A: I’m a long-time technology, as well as venture and capital markets guy whose been working with consumer and payments companies for nearly 30 years, now.

Abra, as kind of a global crypto bank, really brings these experiences together into one super-interesting company that I believe represents the future of banking.

Ultimately, I think Bitcoin (CRYPTO: BTC) is the future of money and Ethereum (CRYPTO: ETH) is the future of banking. A lot of this is going to be based upon centralized experiences that companies like Abra will be able to provide.

What’s your aim, here, with Abra? What are the problems you’re solving for?

Access.

There are a lot of exchanges and custodial providers. Saying that, however, is akin to suggesting Verisign and RSA solved the problems that created the internet.

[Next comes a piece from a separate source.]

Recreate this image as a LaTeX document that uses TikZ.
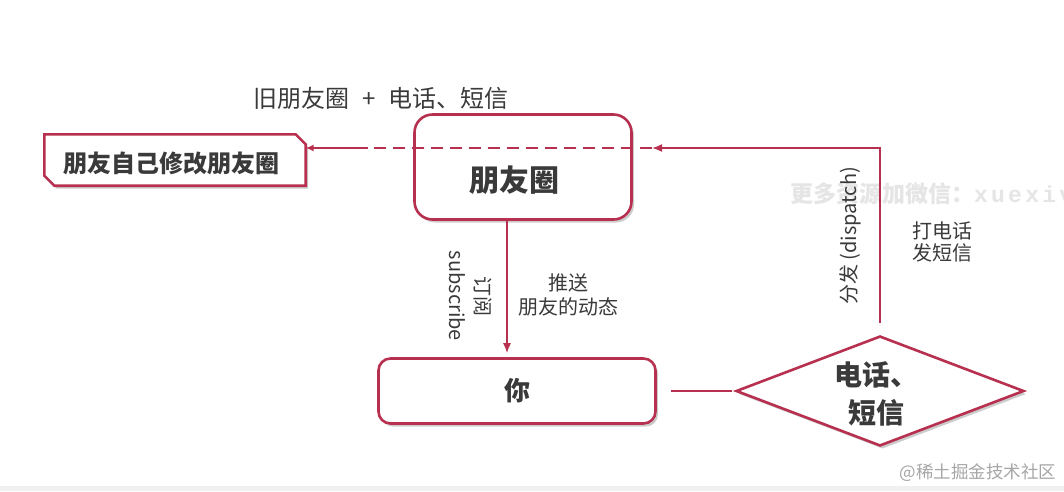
\documentclass[tikz,border=0pt]{standalone}
\usepackage{fontspec}
\setmainfont{Noto Sans CJK SC}
\newfontfamily\wmmono[LetterSpace=14]{Liberation Mono}
\usetikzlibrary{arrows.meta,shapes.geometric,shadows}
\definecolor{crim}{HTML}{B8304F}
\definecolor{txt}{HTML}{3A3A3A}
\begin{document}
\begin{tikzpicture}[x=1pt,y=-1pt,
  box/.style={draw=crim, line width=2.6pt, fill=white,
    drop shadow={shadow xshift=2.5pt, shadow yshift=-3pt, opacity=0.4, fill=gray}},
  link/.style={draw=crim, line width=1.6pt},
  tip/.style={-{Latex[length=10pt,width=8pt]}},
  lbl/.style={text=txt, font=\fontsize{20}{24}\selectfont, inner sep=0pt, align=center},
  big/.style={text=txt, font=\bfseries\fontsize{30}{34}\selectfont, inner sep=0pt, align=center}
]
\useasboundingbox (0,0) rectangle (1064,491);
\fill[white] (0,0) rectangle (1064,491);
\fill[gray!12] (0,486) rectangle (1064,491);

% faint watermarks
\node[anchor=west, text=gray!20, font=\bfseries\fontsize{23}{26}\selectfont, inner sep=0pt] (wm) at (790,194) {更多资源加微信：{\wmmono xuexiv}};
\node[text=gray!70, font=\fontsize{17.5}{20}\selectfont, inner sep=0pt] (wm2) at (978,473) {@稀土掘金技术社区};

% top label
\node[lbl, font=\fontsize{24}{28}\selectfont] (old) at (381,98) {旧朋友圈\hspace{0.55em}+\hspace{0.55em}电话、短信};

% left chamfered box
\node[minimum width=261pt, minimum height=51pt, inner sep=0pt] (fix) at (175,160) {};
\draw[box] (fix.north west) -- ([xshift=-10pt]fix.north east) -- ([yshift=-10pt]fix.north east)
  -- (fix.south east) -- ([xshift=10pt]fix.south west) -- ([yshift=10pt]fix.south west) -- cycle;
\node[text=txt, font=\bfseries\fontsize{24}{28}\selectfont, inner sep=0pt] (fixt) at (171,163) {朋友自己修改朋友圈};

% main boxes
\node[box, rounded corners=18pt, minimum width=217pt, minimum height=105pt] (pyq) at (523,167) {};
\node[big] (pyqt) at (514,180) {朋友圈};

\node[box, rounded corners=12pt, minimum width=277pt, minimum height=65pt, text=txt,
  font=\bfseries\fontsize{26}{30}\selectfont] (you) at (517,391) {你};

\node[box, diamond, inner sep=0pt, aspect=2.6, minimum width=288pt, minimum height=110pt] (dia) at (880,391) {};
\node[big, font=\bfseries\fontsize{28}{38}\selectfont] (diat) at (876,394) {电话、\\短信};

% connectors
\coordinate (turn) at (880,148);
\coordinate (arr) at (652,148);
\coordinate (d1) at (368,148);
\draw[link, tip] ([yshift=12pt]dia.north) -- (turn) -- (arr);
\draw[link, dash pattern=on 12pt off 7pt] (arr) -- (d1);
\draw[link, -{Latex[length=8pt,width=7pt]}] (d1) -- (fix.east |- d1);

\draw[link, tip, shorten >=4pt] ([xshift=-16pt]pyq.south) -- ([xshift=-10pt]you.north);
\draw[link] ([xshift=14pt]you.east) -- ([xshift=-3pt]dia.west);

% labels
\node[lbl, rotate=-90] (sub) at (457,296) {subscribe};
\node[lbl, rotate=-90] (dy) at (483,296) {订阅};
\node[lbl] (push) at (568,295) {推送\\朋友的动态};
\node[lbl, rotate=90] (disp) at (850,236) {分发 (dispatch)};
\node[lbl, font=\fontsize{20}{22}\selectfont] (call) at (942,242) {打电话\\发短信};
\end{tikzpicture}
\end{document}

Most people that use the internet have no idea who these companies are. Those are the picks and shovels, as are exchanges and custodians.

Now, the question becomes: “What are going to be the consumer-facing applications that are going to drive adoption?”

These are the kinds of questions we’re answering, today, and the problems we’re going to be solving in the coming future.

On the surface, there are a lot of consumer-facing crypto applications. What makes you stand out?”

If you’re in Asia, South America, or Europe, like Ukraine, you shouldn’t have to be the high-end trader type to access these markets.

This realization, among our users, has resulted in word-of-mouth growth; we’re spending almost nothing to acquire customers and that’s an advantage.

We also have a big institutional business, now, and we built a risk management system.

If you look at the drawdowns in crypto and all of the rumors of funds that are going under, or lenders who made a lot of bad loans, none of that is happening to Abra.

That’s because of this risk management platform that allows us to go from consumer deposits to institutional lending in a way that’s really become kind of the gold standard in crypto.

Tell me a bit more about that last part. What do you mean by risk management tools?

When it comes to risk management, we’re basically looking at every single counterpart in our system and saying: “Okay, what are the systemic, inherent, and transactional risks?”

So, due to this infrastructure, that’s why you have a strong reputation, right?

I wouldn’t want to trust a company like Abra if I felt that the executive team didn’t understand what’s behind crypto and what it stands for.

This space is evolving so fast and, if you want to be a sustainable business, you have to know not only what works today, but you have to know where the puck is going, so to speak.

Also, nobody wants to release new features and products too early. You may be wasting money.

So, I think we have tremendous insight, because of the retail and institutional customer base, into where the whole space is going and that’s served us really well over the last years.

Thoughts on the crypto market turmoil?

These things used to happen in university labs. It would be many years or decades later that early-stage venture financing would get involved before the public could ever invest.

Now, everyone is pushing to get their stuff out as fast as possible and everyone can see everything in real-time.

That creates disincentives to take your time to do things that may take years in the old model of angel funding, testing, product development, and beyond.

Basically, the public is the testbed for a lot of this new stuff.

How would have you approached the UST stablecoin situation differently?

You can build smart contracts that have limits.

For example, you say: “We’re not going to allow more than this many million in an Anchor contract.”

You can go slow and grow the network commensurate with proof points that it actually works well, or that you can maintain a peg at larger and larger numbers.

Any last comments before we close?

We started Abra Capital Management out of strong interest from a lot of clients to be able to invest in the products we’re doing, but in a fund form, as opposed to an account-based form.

We have five funds today, three of which actually yield similar returns to the Abra Earn product which is a trust account.

We’ve created an early-stage token fund, also, making bets of our own on some of these early illiquid tokens for higher net worth clients.